Denn, wie Jerome Powell mehrfach betonte, beachtet das FED eine Vielzahl von Indikatoren bei seiner Zinsentscheidung als auch beim Abbau ihrer Bilanz um rund 50 Mrd. US-Dollar monatlich. Und es lässt dabei keinen Erwartungsdruck durch einzelne Indikatoren zu. Die wichtigsten Steuerungsgrößen aufgrund des dualen Mandats der US-Notenbank, die Inflationsrate und die Arbeitslosigkeit, liefern vorerst keinen Grund, von einer langsamen Normalisierung des Zinsniveaus abzurücken. Wo dieses normale Zinsniveau aber liegt, weiß auch das FED nicht. In der Vergangenheit merkte die Notenbank selten rechtzeitig, dass die Wirtschaft ihren Abschwung bereits begonnen hatte.

 

Eine Frage auf der Pressekonferenz war allerdings, warum man denn dann die Zinsen überhaupt erhöhe, wenn ja weder die aktuelle Inflationsrate von 2,2 % Gefahr signalisiert noch die niedrige Arbeitslosenquote von 3,7 % Lohndruck generiert, zumal ja die Partizipationsquote der arbeitsfähigen Bevölkerung weiter auf deutlich unbefriedigendem Niveau sei.

 

Die ausweichende Antwort schafft einen besseren Blick auf einen Grund, der überhaupt nicht zur Debatte stand, aber durch die extrem langen, extrem niedrigen Zinsen der letzten Jahre eine riesige ökonomische Sprengkraft bekommen hat – die Zahlungsverpflichtungen der Vorsorgekassen und Pensionsfonds. Vor allem im öffentlichen Sektor von Kalifornien bis Illinois zeigen die verzweifelten Versuche, die immer größeren Deckungslücken zu stopfen und dabei ggf. die Auszahlungen auch drastisch zu senken, welches Verarmungspotential und welche soziale Sprengkraft in den extrem niedrigen Zinsen stecken.

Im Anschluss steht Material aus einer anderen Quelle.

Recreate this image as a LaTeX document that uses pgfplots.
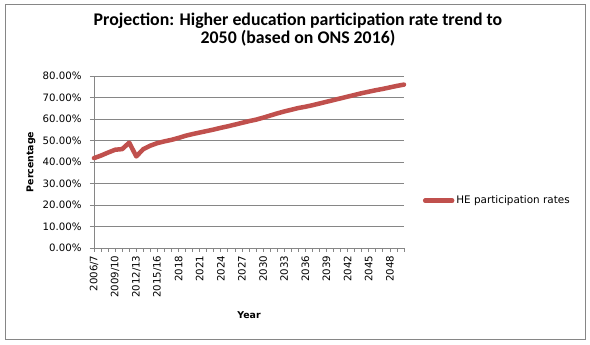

Die US-Notenbank könnte deshalb sehr wohl das für sie kleinere strategische Übel enttäuschter Aktieninvestoren wenigstens eine Zeit lang in Kauf nehmen, um einem großen Teil von eher risikoaversen Anleiheinvestoren wieder eine positive reale Rendite zu verschaffen.

 

Dass dies zu einem Stresstest für Zombiefirmen und überschuldete Immobilienspekulanten wird, war ja wie vor 10 Jahren schon lange klar. Hier helfen nur eine verstärkte Risikosensitivität und eine konsequente Risikosteuerung. Die sich aktuell weltweit verknappende Liquidität könnte derweil bis zum diesbezüglichen Überdehnen den heiligen Gral der Portfolioinvestitionen wieder vom Kopf auf die Füße stellen und zu einer realistischeren Bewertung von risikobehafteten Vermögenswerten führen, denn ein aktuell oft ertragsfreies Risiko (return-free risk) wie Negativzinsen ist eine ökonomisches Oxymoron, da der natürliche Zins nicht negativ ist!

 

Und was die letzte geldpolitische Entscheidung der US-Notenbank angeht: Das FED hat (noch) nicht geblinzelt. Aber das ist möglicherweise trotzdem nur eine Frage der Zeit, denn US-Präsident Trump wird nicht zusehen, wie der Börsenaufschwung der Aktienmärkte, den er sich zuschreibt, in die Grütze fährt. Und wenn schon, dann soll die US-Notenbank die Verantwortung dafür haben. Denn schließlich hat er sich schon lange zur Wiederwahl 2020 angemeldet, die durch die Verantwortung für eine Wirtschaftskrise akut gefährdet wäre.